In 1602, Jesuits established a Syrian press at Vaippikkotta located near Chendamangalam in Ernakulam district. It is said that Christian religious material was printed there, but they were not in Malayalam. However, samples of none of those books have survived. It is the same story with the printing presses of Kochi, Kollam, and Ambazhakkad.

C. M. S. Press in Kottayam, established by the English missionary Rev. Benjamin Bailey, is the first press in Kerala where Malayalam books were printed. Bailey played a crucial role in developing the Malayalam script also.

In 1820, the London Missionary Society (LMS), an evangelical missionary group, established a printing press in Nagercoil, a town in the present-day state of Tamil Nadu in India. (Nagercoil was a part of the State of Travancore in those days.) They set up printing press in Neyyoor (Tamil Nadu) in 1829, and another one in Kollam (Kerala) in 1840. Tamil books were printed in all these centres.

A Government printing press started functioning in Thiruvananthapuram in 1836, during the reign of Maharaja Swathi Thirunal. Later, in 1865, the city got a lithographic press also. In 1842, the Basel Mission established a press in Mangalore, a city in the present-day state of Karnataka. Some of the Malayalam works of Dr. Hermann Gundert were printed there. In 1844, Mannanathu Chavara Kuriakose Elias Achan (1805-1871) of Kottayam, also known as Chavarayachan, established the St. Joseph’s Press.

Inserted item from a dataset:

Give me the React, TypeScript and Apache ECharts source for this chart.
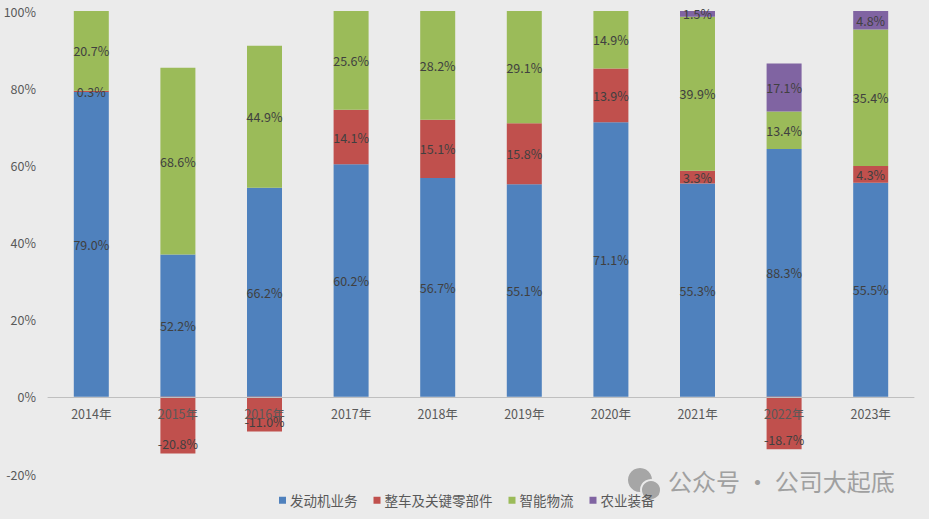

A printing press was set up on October 23, 1945, at Illikkunnu Bungalow, which was the residence of Hermann Gundert, located near the town of Thalassery. This lithographic press was the first printing press in North Kerala. The first Malayalam newspaper Rajyasamacharam, which was published mainly for Christian religious propagation, was printed there. It was first published in 1847 June. Printing of another newspaper, Paschimodayam, also started there in October 1847.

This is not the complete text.